Crossroads Festival Outhouse Race participants push, get business done

Rachel Brown

Two tall wooden boxes stood at the top of the street, each on four wheels. A crescent moon was carved into the front of each, while townspeople waited and watched for the event to start.

A group of teenage girls jumped around in excitement near the two outhouses, not because they were waiting in line to use them, but because they were preparing to race them in the first-ever Outhouse Races in Colo, Iowa, as part of the annual Crossroads Festival.

Their excitement showed as one participant, Meredith Wilson, a high school student, enthusiastically pointed to her shirt, which read, “My love for this race is like diarrhea, I can’t hold it in.”

Wilson was part of the team, Dukes of Hazzard, one of eight teams that participated in the outhouse races Friday.

The festival has been known to have a few fun and wacky ideas for the town members to enjoy.

“I got the idea from the [Iowa] State Fair,” says Deanne Luke, coordinator of the outhouse races. “I thought it would be something new for our small town festival.”

More than 100 people gathered to watch the races on Main Street.

Teams, such as Three Gals and a Turd and Niland’s Farts and Darts signed up in hopes of winning the $100 grand prize or the $50 second place prize.

In addition to clever names, most teams wore matching outfits complete with tights, masks, capes and underwear worn outside of their pants. Some teams completed their ensembles with wadded-up toilet paper stuck to their clothes.

The official rules allowed the teams to build their own outhouses, but two outhouses, made by Luke’s husband, were provided for the teams to race.

Because the races were in their first year, no one had a chance to practice or knew what to expect.

The first two teams loaded their pilots, who sat on the pot, into the outhouse. At the sound of an air horn, the other three members of each team held on to a bar attached to the back and pushed and shoved the outhouses down the street.
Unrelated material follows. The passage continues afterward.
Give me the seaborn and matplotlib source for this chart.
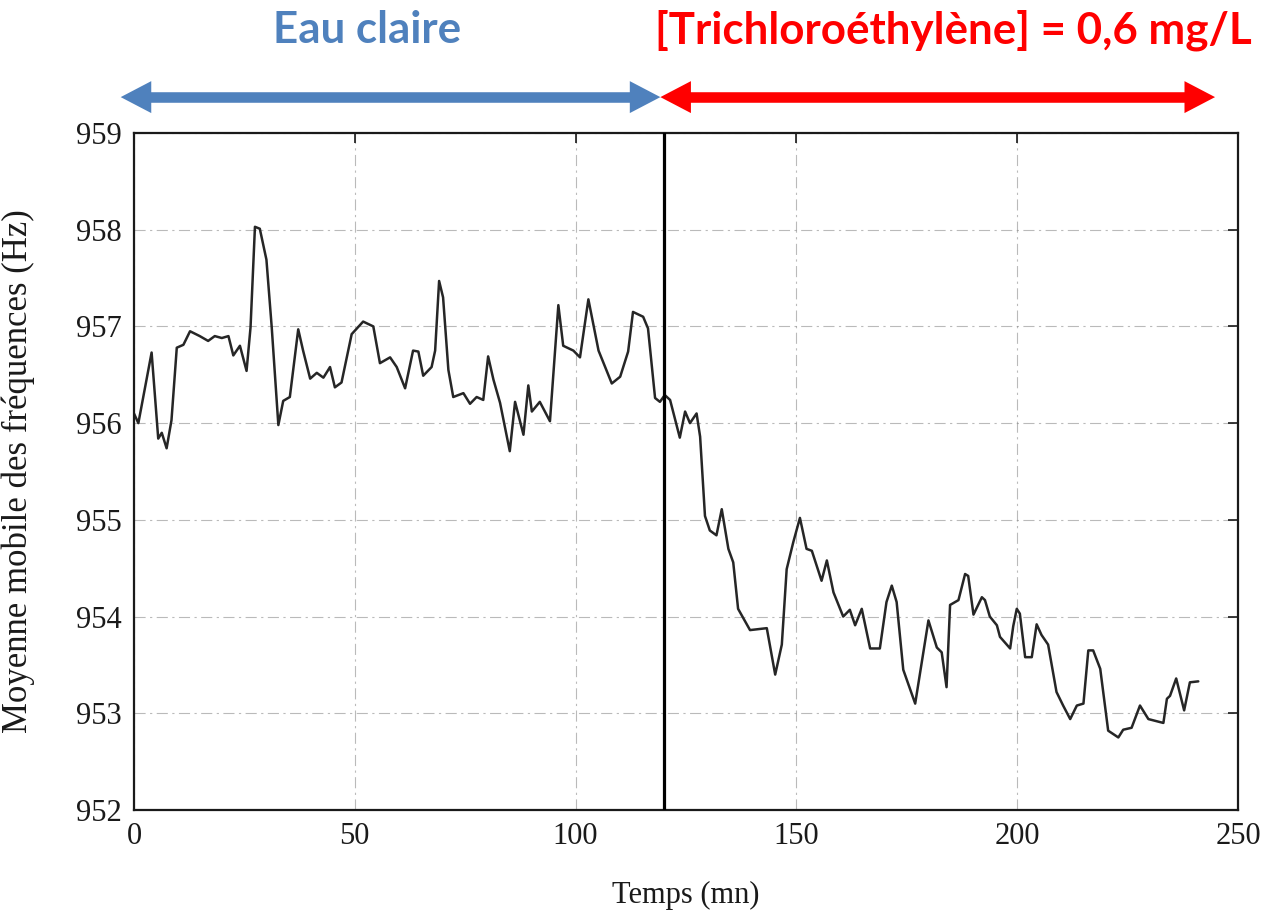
import matplotlib
matplotlib.use("Agg")
import matplotlib.pyplot as plt
from matplotlib.lines import Line2D
import seaborn as sns
import pandas as pd

# ---- data ----
temps = [0.0, 1.0, 4.0, 5.5, 6.3, 7.4, 8.5, 9.7, 11.2, 12.7, 14.9, 16.8, 18.3, 19.9,
         21.4, 22.5, 24.0, 25.5, 26.4, 27.4, 28.5, 30.0, 31.2, 32.7, 33.8, 35.3, 37.2,
         38.3, 39.9, 41.4, 42.9, 44.4, 45.5, 47.0, 49.3, 51.9, 54.2, 55.7, 58.0, 59.5,
         61.4, 63.2, 64.4, 65.5, 67.4, 68.2, 69.1, 70.0, 71.2, 72.3, 74.6, 76.1, 77.6,
         79.1, 80.2, 81.4, 82.9, 85.1, 86.3, 88.2, 89.3, 90.1, 91.9, 94.2, 96.1, 97.2,
         99.5, 101.0, 102.9, 105.2, 108.2, 110.1, 111.9, 113.0, 115.3, 116.4, 118.0,
         119.1, 120.2, 121.4, 123.6, 124.8, 125.9, 127.4, 128.2, 129.3, 130.4, 131.9,
         133.1, 134.6, 135.7, 136.8, 139.5, 143.3, 145.2, 146.7, 147.8, 149.3, 150.8,
         152.3, 153.5, 155.7, 156.9, 158.4, 160.6, 162.1, 163.3, 164.8, 166.7, 168.9,
         170.4, 171.6, 172.7, 174.2, 176.9, 178.4, 179.9, 181.8, 182.9, 184.0, 184.8,
         186.7, 188.2, 188.9, 190.1, 192.0, 192.7, 193.8, 195.4, 196.1, 198.4, 199.1,
         199.9, 200.6, 201.8, 203.3, 204.4, 205.5, 207.0, 208.9, 210.4, 212.0, 213.5,
         215.0, 216.1, 217.2, 218.8, 220.6, 222.9, 224.0, 225.9, 227.8, 229.7, 233.1,
         233.9, 234.6, 236.0, 237.8, 239.1, 241.0]
frequence = [956.10, 956.00, 956.73, 955.84, 955.90, 955.74, 956.03, 956.78, 956.81,
             956.95, 956.90, 956.85, 956.90, 956.88, 956.90, 956.70, 956.80, 956.54,
             956.99, 958.03, 958.01, 957.69, 956.99, 955.98, 956.23, 956.27, 956.97,
             956.75, 956.46, 956.52, 956.47, 956.58, 956.37, 956.42, 956.92, 957.05,
             957.00, 956.62, 956.68, 956.58, 956.36, 956.75, 956.74, 956.49, 956.58,
             956.75, 957.47, 957.30, 956.55, 956.27, 956.31, 956.20, 956.27, 956.24,
             956.69, 956.45, 956.21, 955.71, 956.22, 955.88, 956.39, 956.12, 956.22,
             956.02, 957.22, 956.80, 956.75, 956.68, 957.28, 956.75, 956.41, 956.48,
             956.74, 957.15, 957.10, 956.98, 956.26, 956.22, 956.29, 956.24, 955.85,
             956.12, 956.00, 956.10, 955.86, 955.04, 954.89, 954.84, 955.11, 954.70,
             954.56, 954.08, 953.86, 953.88, 953.40, 953.71, 954.49, 954.77, 955.02,
             954.70, 954.68, 954.37, 954.58, 954.25, 954.00, 954.07, 953.91, 954.08,
             953.67, 953.67, 954.15, 954.32, 954.15, 953.45, 953.10, 953.53, 953.96,
             953.68, 953.63, 953.27, 954.12, 954.17, 954.44, 954.42, 954.02, 954.20,
             954.17, 954.00, 953.91, 953.79, 953.67, 953.90, 954.08, 954.03, 953.58,
             953.58, 953.92, 953.81, 953.71, 953.22, 953.08, 952.94, 953.08, 953.10,
             953.65, 953.65, 953.46, 952.82, 952.75, 952.83, 952.85, 953.08, 952.94,
             952.90, 953.15, 953.18, 953.36, 953.03, 953.32, 953.33]
x_ticks = [0, 50, 100, 150, 200, 250]
y_ticks = [952, 953, 954, 955, 956, 957, 958, 959]
t_injection = 120
periode_labels = ["Eau claire", "[Trichloroéthylène] = 0,6 mg/L"]
periode_bornes = [(-3, 119.2), (119.2, 244.8)]
periode_colors = ["#4F81BD", "#FF0000"]

df = pd.DataFrame({"Temps": temps, "Freq": frequence})

sns.set_style("white")
plt.rcParams["font.family"] = ["Liberation Serif", "DejaVu Serif"]

fig = plt.figure(figsize=(12.66, 9.14), dpi=100)
ax = fig.add_axes([0.1058, 0.1138, 0.8721, 0.7407])

sns.lineplot(data=df, x="Temps", y="Freq", ax=ax, color="#262626",
             linewidth=1.8, estimator=None, sort=False)

ax.axvline(t_injection, color="black", linewidth=2.3, zorder=4)

ax.set_xlim(0, 250)
ax.set_ylim(952, 959)
ax.set_xticks(x_ticks)
ax.set_yticks(y_ticks)
ax.set_xticklabels([str(v) for v in x_ticks])
ax.set_yticklabels([str(v) for v in y_ticks])
ax.grid(True, color="#8c8c8c", linewidth=0.8, linestyle=(0, (10, 4, 2, 4)), alpha=0.6)
ax.tick_params(axis="both", direction="in", length=7, width=1.2, labelsize=22,
               colors="#1a1a1a", top=True, right=True, pad=9)
for s in ax.spines.values():
    s.set_visible(True)
    s.set_color("#1a1a1a")
    s.set_linewidth(1.6)

ax.set_xlabel("Temps (mn)", fontsize=22, color="#1a1a1a")
ax.set_ylabel("Moyenne mobile des fréquences (Hz)", fontsize=25, color="#1a1a1a")
ax.xaxis.set_label_coords(0.5, -0.105)
ax.yaxis.set_label_coords(-0.0897, 0.5)

# double-headed arrows above the plot: a straight shaft + two filled heads
trans = ax.get_xaxis_transform()
y_arrow = 1.053
head_style = "simple,head_length=2.2,head_width=2.3,tail_width=0.01"
for (a, b), col in zip(periode_bornes, periode_colors):
    ax.add_line(Line2D([a + 5.5, b - 5.5], [y_arrow, y_arrow], transform=trans,
                       clip_on=False, color=col, linewidth=7.6,
                       solid_capstyle="butt"))
    for end, start in ((a, a + 7.3), (b, b - 7.3)):
        ax.annotate("", xy=(end, y_arrow), xytext=(start, y_arrow), xycoords=trans,
                    textcoords=trans, annotation_clip=False,
                    arrowprops=dict(arrowstyle=head_style, mutation_scale=10, lw=0,
                                    color=col, shrinkA=0, shrinkB=0))

# headings, fitted to the reference widths
targets = [(367, 188), (953, 597)]
renderer = fig.canvas.get_renderer()
for lab, col, (cx, w) in zip(periode_labels, periode_colors, targets):
    t = fig.text(cx / 1266, 1 - 30 / 914, lab, ha="center", va="center",
                 color=col, fontsize=30, fontweight="bold",
                 family=["Lato", "DejaVu Sans"])
    bw = t.get_window_extent(renderer=renderer).width
    t.set_fontsize(30 * w / bw)

fig.savefig("out.png", dpi=100)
Teammates found it harder than they thought to maintain control of the john.

Each team had to overcome three obstacles, including lifting up a toilet seat without hands, changing a roll of toilet paper and sloshing through a puddle of muck to find a corn cob on their way to the finish line.
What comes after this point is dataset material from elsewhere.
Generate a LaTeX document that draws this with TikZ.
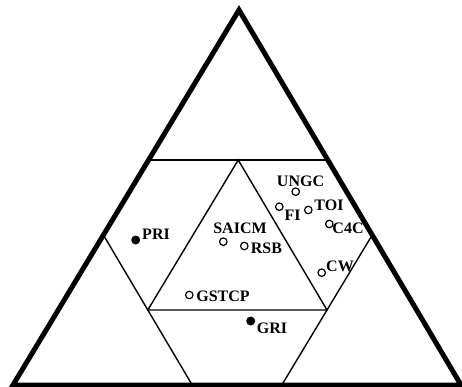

After their race, Sandy Cutler, pilot of the GoLytely Ladies, says the race was fun, but her teammates were going all over the place.

“I was starting to wonder if they were drunk,” Cutler says. “I’m just glad I had the easy job.”

The team Cops, made up of Story County and Nevada sheriff’s deputies, came in second with a time of 108.47, and first place went to Creative Printing, with a time of 108.07, making it a close race to the pot.

In any case, the races provided an opportunity for participants to do their business on Main Street without getting in trouble.